At the fifth plenary meeting in Conakry in Guinea, on 6 and 7 November 2008, the Leading Group called for a change in scale in the implementation of innovative financing mechanisms and unanimously adopted the Conakry Declaration. The Group also put forward a common message for the Doha Conference in December 2008.
The Doha Conference injected fresh momentum into innovative financing mechanism following the pilot phase begun in Monterrey. Although the Monterrey Conference briefly mentioned innovative financing mechanisms, the final declaration of the Doha Conference devotes a specific paragraph to them.
The Leading Group, the United Nations and France organized a high-level meeting on 29 November 2008. The meeting led by Djigui Camara representing the presidency of the Leading Group was opened by the United Nations Secretary-General Ban Ki-moon. Alain Joyandet, Minister of State for Cooperation and Francophony, Philippe Douste-Blazy, Special Adviser to the United Nations Secretary-General on Innovative Financing for Development and Chairman of the Executive Board of UNITAID, many ministers and other personalities were in attendance.
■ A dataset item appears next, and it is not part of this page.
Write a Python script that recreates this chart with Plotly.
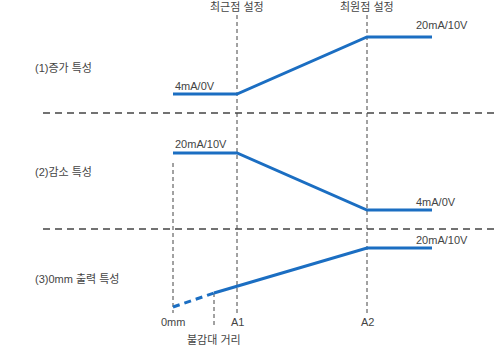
import plotly.graph_objects as go

# Distance positions (chart units)
pos_names = ["0mm", "A1", "A2"]
pos_x = [173, 237, 367]
dead_x = 214
end_x = 432

# Panel 1: increase characteristic
inc_x = [173, 237, 367, 432]
inc_y = [94, 94, 37, 37]
# Panel 2: decrease characteristic
dec_x = [173, 237, 367, 432]
dec_y = [153, 153, 210, 210]
# Panel 3: 0mm output characteristic
zero_dash_x = [173, 214]
zero_dash_y = [307, 293]
zero_solid_x = [214, 367, 432]
zero_solid_y = [293, 248, 248]

separators_y = [113, 229]

BLUE = "#1b6ec2"
GRAY = "#444444"
FONT = "Liberation Sans, Noto Sans CJK KR"

fig = go.Figure()

# vertical dashed guide lines
vlines = [(237, 15, 313), (367, 15, 313), (173, 163, 313), (dead_x, 293, 327)]
for x, y0, y1 in vlines:
    fig.add_trace(go.Scatter(x=[x, x], y=[y0, y1], mode="lines",
                             line=dict(color=GRAY, width=1, dash="4px,3px"),
                             hoverinfo="skip", showlegend=False))
# horizontal separators
for y in separators_y:
    fig.add_trace(go.Scatter(x=[43, 496], y=[y, y], mode="lines",
                             line=dict(color=GRAY, width=1.3, dash="7px,5px"),
                             hoverinfo="skip", showlegend=False))

for xs, ys, d in [(inc_x, inc_y, "solid"), (dec_x, dec_y, "solid"),
                  (zero_solid_x, zero_solid_y, "solid"),
                  (zero_dash_x, zero_dash_y, "7px,5px")]:
    fig.add_trace(go.Scatter(x=xs, y=ys, mode="lines",
                             line=dict(color=BLUE, width=3, dash=d),
                             hoverinfo="skip", showlegend=False))

texts = [
    ("최근점 설정", 237, 7, "center"),
    ("최원점 설정", 367, 7, "center"),
    ("(1)증가 특성", 33, 68, "left"),
    ("(2)감소 특성", 33, 172, "left"),
    ("(3)0mm 출력 특성", 33, 279, "left"),
    ("4mA/0V", 173, 86, "left"),
    ("20mA/10V", 173, 144, "left"),
    ("20mA/10V", 414, 25, "left"),
    ("4mA/0V", 414, 202, "left"),
    ("20mA/10V", 414, 240, "left"),
    ("불감대 거리", 214, 340, "center"),
]
for i, n in enumerate(pos_names):
    texts.append((n, pos_x[i], 322, "center"))

for t, x, y, a in texts:
    fig.add_annotation(x=x, y=y, text=t, showarrow=False, xanchor=a,
                       yanchor="middle", xref="x", yref="y",
                       font=dict(family=FONT, size=11, color="#444444"))

fig.update_layout(
    width=500, height=351, margin=dict(l=0, r=0, t=0, b=0),
    paper_bgcolor="white", plot_bgcolor="white",
    xaxis=dict(range=[0, 500], visible=False, fixedrange=True),
    yaxis=dict(range=[351, 0], visible=False, fixedrange=True),
)
fig.write_html("out.html")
The side event was very successful with over 160 participants. The main protagonists in the area attended the meeting and called for innovative financing to expand its scale.
The United Nations Secretary-General, Ban Ki-moon recalled in his opening speech his commitment to such sources of development and their usefulness in the current context. Many were given the opportunity to contribute including ministers from the main interested countries, leaders of institutions implementing the funds (UNITAID, IFFIm, AMCs, Global Fund), international organizations and NGOs under the aegis of the OECD’s DAC Chair, Eckhard Deutscher, and the Special Representative of the President of Chile, Ricardo Ffrench-Davis.
Other proposals were also outlined concerning earmarking carbon auction proceeds to development, introducing a very low tax on currency transactions (0.005%) which would not be perceivable in financial markets, promises of a possible voluntary solidarity contribution and significant capital flight from developing countries due to tax avoidance and illicit capital flows.
The French Minister of State, Alain Joyandet, recalled in his speech the wealth of the proposals and insisted on the fact that innovative financing includes diverse mechanisms with three common features: additionality, predictability, correction of negative effects of globalization.
Considering that “the financial crisis the world is experiencing today can but reinforce our determination”, he urged the international community to “complement traditional aid with innovative mechanisms, while exploring ways to better regulate globalization”. For his part, Philippe Douste-Blazy indicated that “innovative financing mechanisms can provide resources for national solidarity when national budgets of donors are being used to resolve their own problems”.